The way we’ll be doing repeated actions in the next card set requires that we use six or more cards in a ship hand – which was fortuitous for ships, as they already had seven (now six – this system drops the ‘flight ops’ card). This is leading me to want to add one more card to the set (Scramble? Evasive maneuvers?) as another option for players, but it needs to be something interesting and relevant – I don’t want to tack on an action just for the sake of doing so. I’d rather include a dummy repeat card than do that.
Is all this a good idea?
I think so, but it’ll have to stand up to some serious full-scenario playtesting. I’m hopeful that it doesn’t slow down the game too much (Why not? Because the extra three cards to play are only about as complex as adding a single ship to a side, and the battles should resolve almost as fast as our crew combats do.), but if it does slow down the game then we’ll either streamline this further or pursue an entirely new direction.
I wanted the system to capture the idea of the pulp sci-fi tactical control room with the hectic orders and vectoring fighter groups to intercept others, and the basic feel is pretty good from our testing so far – it’s very freeform and fast, so instead of concerning youself with precise positioning (as you still do with ships), instead you order your three bomber squadrons on an attack run.
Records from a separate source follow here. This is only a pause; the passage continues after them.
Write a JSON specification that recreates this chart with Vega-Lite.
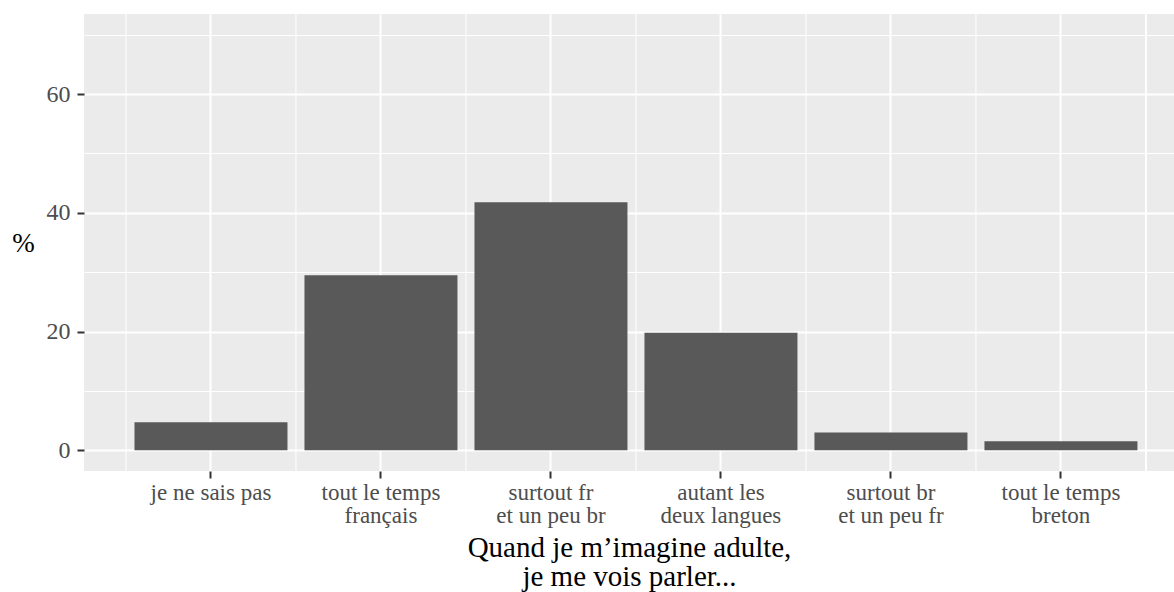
{
  "$schema": "https://vega.github.io/schema/vega-lite/v6.json",
  "width": 1090,
  "height": 457,
  "autosize": {"type": "none"},
  "padding": {"left": 84, "top": 14, "right": 0, "bottom": 121},
  "background": "white",
  "config": {
    "view": {"fill": "#EBEBEB", "stroke": null},
    "font": "Liberation Serif",
    "axis": {
      "domain": false,
      "labelFont": "Liberation Serif",
      "titleFont": "Liberation Serif",
      "labelColor": "#4D4D4D",
      "titleColor": "#000000",
      "tickColor": "#333333",
      "gridColor": "#FFFFFF"
    }
  },
  "data": {
    "values": [
      {"cat": "je ne sais pas", "pct": 4.7},
      {"cat": "tout le temps\nfrançais", "pct": 29.5},
      {"cat": "surtout fr\net un peu br", "pct": 41.8},
      {"cat": "autant les\ndeux langues", "pct": 19.8},
      {"cat": "surtout br\net un peu fr", "pct": 3.0},
      {"cat": "tout le temps\nbreton", "pct": 1.5}
    ]
  },
  "encoding": {
    "x": {
      "field": "cat",
      "type": "nominal",
      "sort": null,
      "scale": {"paddingInner": 0.1, "paddingOuter": 0.256, "align": 0.58},
      "axis": {
        "title": ["Quand je m’imagine adulte,", "je me vois parler..."],
        "titleFontSize": 29,
        "titleFontWeight": "normal",
        "titleBaseline": "alphabetic",
        "titleY": 85,
        "titleLineHeight": 29,
        "labelExpr": "split(datum.value, '\\n')",
        "labelFontSize": 23,
        "labelLineHeight": 23,
        "labelAngle": 0,
        "labelPadding": 3,
        "labelBaseline": "top",
        "tickSize": 7,
        "tickWidth": 2,
        "tickBand": "center",
        "grid": true,
        "gridWidth": 2
      }
    }
  },
  "layer": [
    {
      "mark": {"type": "rule", "color": "#FFFFFF", "strokeWidth": 1},
      "encoding": {
        "x": {"field": "cat", "type": "nominal", "sort": null, "bandPosition": -0.0556}
      }
    },
    {
      "mark": {"type": "rule", "color": "#FFFFFF", "strokeWidth": 1},
      "encoding": {
        "x": {"datum": "tout le temps\nbreton", "type": "nominal", "bandPosition": 1.0556}
      }
    },
    {
      "mark": {"type": "bar", "color": "#595959"},
      "encoding": {
        "y": {
          "field": "pct",
          "type": "quantitative",
          "scale": {"domain": [-3.5, 73.5], "nice": false, "zero": false},
          "axis": {
            "title": "%",
            "titleAngle": 0,
            "titleFontSize": 27,
            "titleFontWeight": "normal",
            "titleAlign": "center",
            "titleBaseline": "middle",
            "titleX": -61,
            "titleY": 229,
            "values": [0, 10, 20, 30, 40, 50, 60, 70],
            "labelExpr": "datum.value % 20 === 0 ? datum.label : ''",
            "labelFontSize": 24,
            "labelPadding": 7,
            "tickSize": 7,
            "tickWidth": 2,
            "tickOpacity": {"condition": {"test": "datum.value % 20 === 0", "value": 1}, "value": 0},
            "grid": true,
            "gridWidth": {"condition": {"test": "datum.value % 20 === 0", "value": 2}, "value": 1}
          }
        }
      }
    }
  ]
}
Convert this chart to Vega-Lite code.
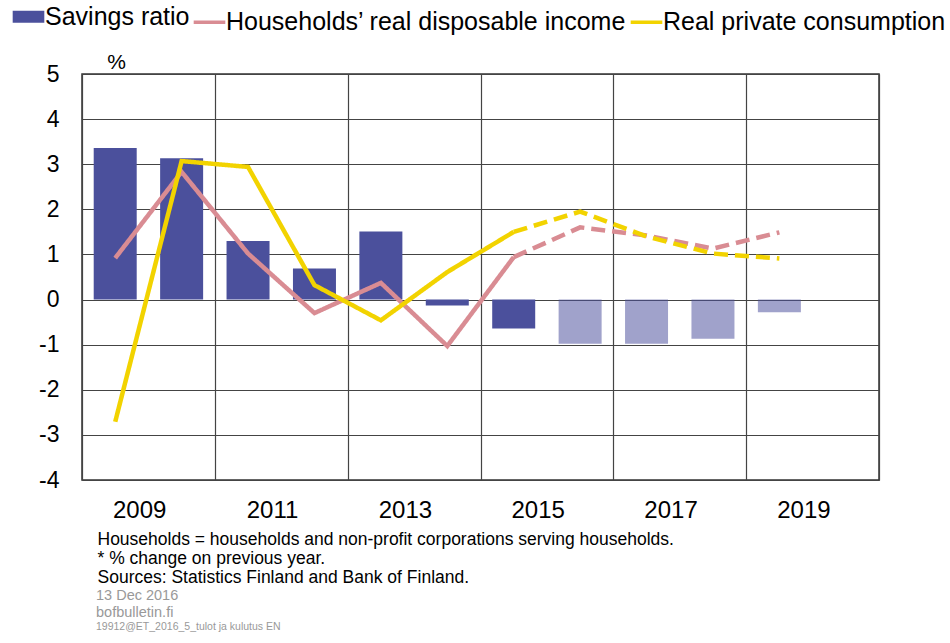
{
  "$schema": "https://vega.github.io/schema/vega-lite/v6.json",
  "autosize": {"type": "none"},
  "padding": {"left": 82, "top": 74, "right": 71, "bottom": 163},
  "width": 797,
  "height": 406,
  "background": "white",
  "config": {
    "font": "Liberation Sans",
    "view": {"stroke": "#333333", "strokeWidth": 1.5}
  },
  "title": {
    "text": ["13 Dec 2016", "bofbulletin.fi"],
    "subtitle": "19912@ET_2016_5_tulot  ja kulutus EN",
    "orient": "bottom",
    "anchor": "start",
    "frame": "group",
    "dx": 14,
    "offset": 3,
    "fontSize": 14.5,
    "fontWeight": "normal",
    "color": "#999999",
    "lineHeight": 17,
    "subtitleFontSize": 10.5,
    "subtitleColor": "#999999",
    "subtitlePadding": 2
  },
  "data": {
    "values": [
      {"year": 2009, "series": "Savings ratio", "value": 3.36, "phase": "actual"},
      {"year": 2010, "series": "Savings ratio", "value": 3.13, "phase": "actual"},
      {"year": 2011, "series": "Savings ratio", "value": 1.30, "phase": "actual"},
      {"year": 2012, "series": "Savings ratio", "value": 0.69, "phase": "actual"},
      {"year": 2013, "series": "Savings ratio", "value": 1.51, "phase": "actual"},
      {"year": 2014, "series": "Savings ratio", "value": -0.13, "phase": "actual"},
      {"year": 2015, "series": "Savings ratio", "value": -0.64, "phase": "actual"},
      {"year": 2016, "series": "Savings ratio", "value": -0.98, "phase": "forecast"},
      {"year": 2017, "series": "Savings ratio", "value": -0.98, "phase": "forecast"},
      {"year": 2018, "series": "Savings ratio", "value": -0.87, "phase": "forecast"},
      {"year": 2019, "series": "Savings ratio", "value": -0.28, "phase": "forecast"},
      {"year": 2009, "series": "Households’ real disposable income", "value": 0.92, "phase": "actual"},
      {"year": 2010, "series": "Households’ real disposable income", "value": 2.83, "phase": "actual"},
      {"year": 2011, "series": "Households’ real disposable income", "value": 1.02, "phase": "actual"},
      {"year": 2012, "series": "Households’ real disposable income", "value": -0.30, "phase": "actual"},
      {"year": 2013, "series": "Households’ real disposable income", "value": 0.37, "phase": "actual"},
      {"year": 2014, "series": "Households’ real disposable income", "value": -1.03, "phase": "actual"},
      {"year": 2015, "series": "Households’ real disposable income", "value": 0.94, "phase": "actual"},
      {"year": 2015, "series": "Households’ real disposable income", "value": 0.94, "phase": "forecast"},
      {"year": 2016, "series": "Households’ real disposable income", "value": 1.60, "phase": "forecast"},
      {"year": 2017, "series": "Households’ real disposable income", "value": 1.42, "phase": "forecast"},
      {"year": 2018, "series": "Households’ real disposable income", "value": 1.13, "phase": "forecast"},
      {"year": 2019, "series": "Households’ real disposable income", "value": 1.49, "phase": "forecast"},
      {"year": 2009, "series": "Real private consumption", "value": -2.71, "phase": "actual"},
      {"year": 2010, "series": "Real private consumption", "value": 3.07, "phase": "actual"},
      {"year": 2011, "series": "Real private consumption", "value": 2.94, "phase": "actual"},
      {"year": 2012, "series": "Real private consumption", "value": 0.32, "phase": "actual"},
      {"year": 2013, "series": "Real private consumption", "value": -0.46, "phase": "actual"},
      {"year": 2014, "series": "Real private consumption", "value": 0.61, "phase": "actual"},
      {"year": 2015, "series": "Real private consumption", "value": 1.50, "phase": "actual"},
      {"year": 2015, "series": "Real private consumption", "value": 1.50, "phase": "forecast"},
      {"year": 2016, "series": "Real private consumption", "value": 1.95, "phase": "forecast"},
      {"year": 2017, "series": "Real private consumption", "value": 1.40, "phase": "forecast"},
      {"year": 2018, "series": "Real private consumption", "value": 1.02, "phase": "forecast"},
      {"year": 2019, "series": "Real private consumption", "value": 0.91, "phase": "forecast"}
    ]
  },
  "encoding": {
    "x": {
      "field": "year",
      "type": "quantitative",
      "scale": {"domain": [2008.5, 2020.5], "nice": false, "zero": false, "padding": 0},
      "axis": {
        "values": [2008.5, 2009, 2010.5, 2011, 2012.5, 2013, 2014.5, 2015, 2016.5, 2017, 2018.5, 2019, 2020.5],
        "labelExpr": "datum.value % 1 === 0 ? format(datum.value, 'd') : ''",
        "labelOverlap": false,
        "labelFlush": false,
        "labelFontSize": 24,
        "labelColor": "#000000",
        "labelPadding": 18,
        "labelOffset": 24,
        "ticks": false,
        "domain": false,
        "grid": true,
        "gridColor": "#444444",
        "gridWidth": 1.2,
        "gridOpacity": {"condition": {"test": "datum.value % 1 !== 0", "value": 1}, "value": 0},
        "title": ["Households = households and non-profit corporations serving households.", "* % change on previous year.", "Sources: Statistics Finland and Bank of Finland."],
        "titleFontSize": 17.5,
        "titleFontWeight": "normal",
        "titleColor": "#000000",
        "titleAnchor": "start",
        "titleAlign": "left",
        "titleBaseline": "top",
        "titleLineHeight": 19,
        "titleX": 15,
        "titleY": 50
      }
    },
    "y": {
      "field": "value",
      "type": "quantitative",
      "scale": {"domain": [-4, 5], "nice": false},
      "axis": {
        "values": [-4, -3, -2, -1, 0, 1, 2, 3, 4, 5],
        "labelExpr": "datum.value < 0 ? '-' + abs(datum.value) : '' + datum.value",
        "labelFontSize": 23,
        "labelColor": "#000000",
        "labelPadding": 23,
        "ticks": false,
        "domain": false,
        "grid": true,
        "gridColor": "#444444",
        "gridWidth": 1.2,
        "title": "%",
        "titleAngle": 0,
        "titleFontSize": 21,
        "titleFontWeight": "normal",
        "titleColor": "#000000",
        "titleAlign": "center",
        "titleBaseline": "middle",
        "titleX": 34,
        "titleY": -12
      }
    },
    "color": {
      "field": "series",
      "type": "nominal",
      "scale": {
        "domain": ["Savings ratio", "Households’ real disposable income", "Real private consumption"],
        "range": ["#4B509C", "#D98C93", "#F2D300"]
      },
      "legend": {
        "orient": "none",
        "legendX": -66,
        "legendY": -70,
        "direction": "horizontal",
        "columns": 3,
        "title": null,
        "labelFontSize": 25,
        "labelColor": "#000000",
        "labelLimit": 600,
        "labelOffset": 4,
        "columnPadding": -4,
        "symbolSize": 1000,
        "symbolOpacity": 1,
        "encode": {
          "symbols": {
            "update": {
              "shape": {"value": "stroke"},
              "stroke": {"scale": "color", "field": "value"},
              "strokeWidth": {"signal": "datum.value === 'Savings ratio' ? 12 : 3.5"},
              "opacity": {"value": 1}
            }
          }
        }
      }
    }
  },
  "layer": [
    {
      "transform": [{"filter": "datum.series === 'Savings ratio'"}],
      "mark": {"type": "bar", "width": 43, "orient": "vertical"},
      "encoding": {
        "opacity": {
          "field": "phase",
          "type": "nominal",
          "scale": {"domain": ["actual", "forecast"], "range": [1, 0.53]},
          "legend": null
        }
      }
    },
    {
      "transform": [{"filter": "datum.series === 'Households’ real disposable income'"}],
      "mark": {"type": "line", "strokeWidth": 4.5, "strokeCap": "butt", "strokeJoin": "miter"},
      "encoding": {
        "strokeDash": {
          "field": "phase",
          "type": "nominal",
          "scale": {"domain": ["actual", "forecast"], "range": [[1, 0], [14, 7]]},
          "legend": null
        }
      }
    },
    {
      "transform": [{"filter": "datum.series === 'Real private consumption'"}],
      "mark": {"type": "line", "strokeWidth": 4.5, "strokeCap": "butt", "strokeJoin": "miter"},
      "encoding": {
        "strokeDash": {
          "field": "phase",
          "type": "nominal",
          "scale": {"domain": ["actual", "forecast"], "range": [[1, 0], [14, 7]]},
          "legend": null
        }
      }
    }
  ]
}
Finally, I think it’s a tactically interesting game in and of itself – when you’re at the table with a bunch of people you could probably assign one guy to just play the strike craft commander for your side for the whole scenario.
The part Nathan seems to like is that this lets you put a lot more ships on the table if you’re playing a scenario with strike craft, which just plain makes the game look cooler while you’re playing it.